Architecture Note - REALM
REALM: Read Edit/Analyze Loop Monitor
February 1, 2026
Estimated read: 6 min
REALM is a Read Edit/Analyze Loop Monitor architecture for turning large documents into the smallest useful context for downstream systems. It leans on how text models are trained to navigate structured documents and books, then applies a modular REPL-like loop to keep token cost low while preserving semantic signal.
REALM stands for Read Edit/Analyze Loop Monitor.
The core idea is simple: most instruction corpora are still document-shaped. Books, manuals, API docs, and policy guides are naturally split into sections and subsections. Models are typically trained on this structure, so they can often recover meaning better from a guided section path than from one giant flat prompt.
Why REALM Exists
When a system needs to follow a large ruleset, there are two common failure modes:
- Full-text prompting gets expensive quickly.
- One-shot retrieval misses nuance hidden in neighboring sections.
REALM is an attempt to keep both cost and error risk bounded by curating only what is needed for the current task.
Architecture Overview
REALM Components
| Component | Primary job | Compute profile |
|---|---|---|
| Reader | Select next section candidates from the document structure | Small model / on-device |
| Editor/Analyzer | Summarize and normalize selected text into task-ready context | Small to medium model |
| Loop Controller | Track state, stop conditions, and budget limits | Rule-based + lightweight model |
| Monitor | Validate context quality and trigger recovery if needed | Stronger model, called less often |
| Worker System | Execute the task using curated context | Tool runner or task model |
REPL-Style Loop
I think of REALM as a REPL for context curation:
state = init(task, rules_doc)
budget = token_budget(max_input, max_output, max_iters)

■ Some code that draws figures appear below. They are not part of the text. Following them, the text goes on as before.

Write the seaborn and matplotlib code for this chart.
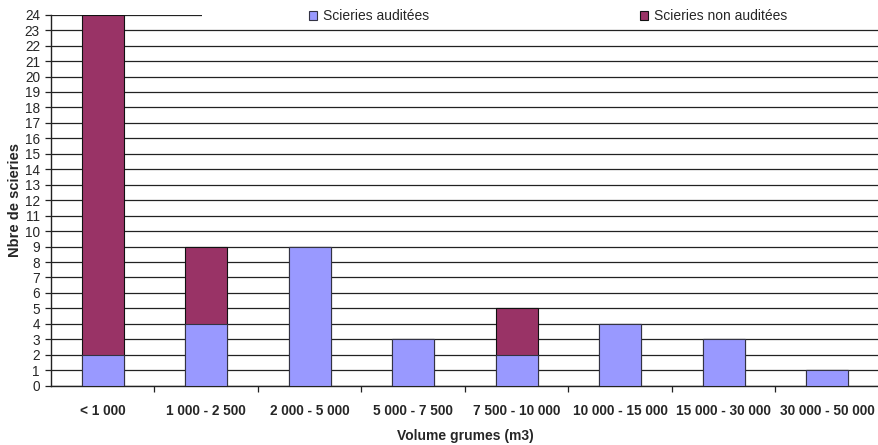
import matplotlib
matplotlib.use("Agg")
import matplotlib.pyplot as plt
import seaborn as sns
import pandas as pd
from matplotlib.patches import Patch, Rectangle

categories = ["< 1 000", "1 000 - 2 500", "2 000 - 5 000", "5 000 - 7 500",
              "7 500 - 10 000", "10 000 - 15 000", "15 000 - 30 000", "30 000 - 50 000"]
audited = [2, 4, 9, 3, 2, 4, 3, 1]
non_audited = [22, 5, 0, 0, 3, 0, 0, 0]
yticks = list(range(0, 25))

sns.set_theme(style="white")
plt.rcParams['font.family'] = ['Liberation Sans', 'DejaVu Sans']

blue = "#9999FF"
maroon = "#993366"

df = pd.DataFrame({"cat": categories, "aud": audited,
                   "tot": [a + n for a, n in zip(audited, non_audited)]})

fig = plt.figure(figsize=(8.79, 4.45), dpi=100)
ax = fig.add_axes([51 / 879, 1 - 385.7 / 445, 1 - 51 / 879, (385.7 - 14.7) / 445])

sns.barplot(data=df, x="cat", y="tot", color=maroon, saturation=1, width=0.41,
            edgecolor="#111111", linewidth=0.8, ax=ax, zorder=3)
sns.barplot(data=df, x="cat", y="aud", color=blue, saturation=1, width=0.41,
            edgecolor="#333344", linewidth=0.8, ax=ax, zorder=3)

ax.set_ylim(0, 24)
ax.set_xlim(-0.5, len(categories) - 0.5)
ax.set_yticks(yticks)
ax.set_yticklabels([str(v) for v in yticks], fontsize=9.8)
ax.yaxis.grid(True, color="#222222", linewidth=0.9, zorder=0)
ax.xaxis.grid(False)
ax.set_axisbelow(True)

ax.set_xticks(range(len(categories)))
ax.set_xticklabels(categories, fontsize=9.8, fontweight="bold")
ax.tick_params(axis="x", which="major", length=0, pad=13)
ax.set_xticks([i + 0.5 for i in range(len(categories))], minor=True)
ax.tick_params(axis="x", which="minor", length=4, width=0.9, color="#222222", direction="out", bottom=True)
ax.tick_params(axis="y", which="major", length=4, width=0.9, color="#222222", direction="out", left=True, pad=4)

for s in ["top", "right"]:
    ax.spines[s].set_visible(False)
for s in ["left", "bottom"]:
    ax.spines[s].set_color("#222222")
    ax.spines[s].set_linewidth(1.0)

ax.set_xlabel("Volume grumes (m3)", fontsize=10, fontweight="bold", labelpad=8)
ax.set_ylabel("Nbre de scieries", fontsize=10.5, fontweight="bold", labelpad=2)

# white box behind legend covering top gridline
rect = Rectangle((202 / 879, 1 - 23 / 445), 1 - 202 / 879, 23 / 445, transform=fig.transFigure,
                 facecolor="white", edgecolor="none", zorder=4, clip_on=False)
fig.patches.append(rect)

handles = [Patch(facecolor=blue, edgecolor="#333344", linewidth=0.8, label="Scieries auditées"),
           Patch(facecolor=maroon, edgecolor="#111111", linewidth=0.8, label="Scieries non auditées")]
leg = fig.legend(handles=handles, loc="upper left", bbox_to_anchor=(309 / 879, 1 - 9 / 445),
                 ncol=2, frameon=False, fontsize=10, handlelength=0.6, handleheight=0.6,
                 handletextpad=0.4, columnspacing=15.2, borderpad=0, borderaxespad=0)
leg.set_zorder(5)

fig.savefig("out.png", dpi=100)
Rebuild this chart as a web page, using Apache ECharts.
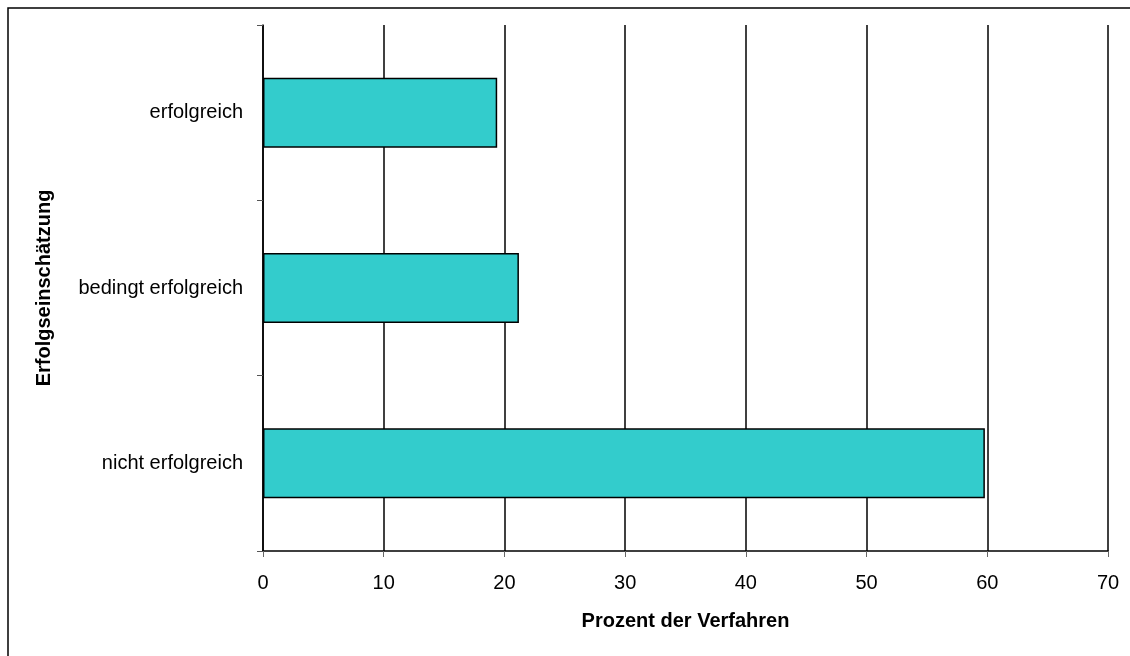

while not state.done and budget.remaining > 0:
next_section = Reader.pick(state.query, state.available_sections, state.history)
draft = EditorAnalyze.extract(next_section, state.query, state.constraints)
state.context = merge(state.context, draft)
verdict = Monitor.check(state.context, state.query, quality_bar)
if verdict == "sufficient":
state.done = true
elif verdict == "off-path":
state = recover(state, verdict)
emit(state.context)
This design keeps each step narrow. Instead of asking for everything at once, REALM grows context in controlled increments and stops as soon as quality is good enough.
Why Section Structure Matters
Document boundaries are useful semantic hints. A section title, nearby headers, and local paragraph context often carry stronger signal than isolated sentence chunks. REALM uses that structure directly, so the loop can:
- Preserve meaning around rules and exceptions.
- Avoid overloading each call with unrelated content.
- Keep per-iteration context windows small and predictable.
Monitor + Worker Split
REALM separates two concerns:
- Curate context cheaply (Reader + Editor/Analyzer loop).
- Use context for execution (Worker system).
A stronger monitoring model can be called strategically to validate quality, while the curation loop itself stays lightweight. That lets you reserve higher-cost reasoning for checkpoints instead of every iteration.
Skill and Tool Selection Potential
Because REALM produces structured, task-scoped context, it can also help with routing:
- Select which skill should run next.
- Choose tools with the right constraints already attached.
- Pass only the minimum relevant rules to the execution layer.
This can reduce brittle tool calls that happen when models see too much irrelevant policy text.
On-Device Path
The long-term value is modularity. If each loop step is small enough, portions of REALM can run with smaller models, including on-device scenarios without a GPU. That makes it plausible to keep sensitive rule processing local while still using stronger remote models only when the monitor decides it is necessary.
Practical Goal
REALM is not trying to make big models unnecessary. The goal is to make context curation cheap, auditable, and reusable so downstream systems can do better work with less input noise and lower token cost.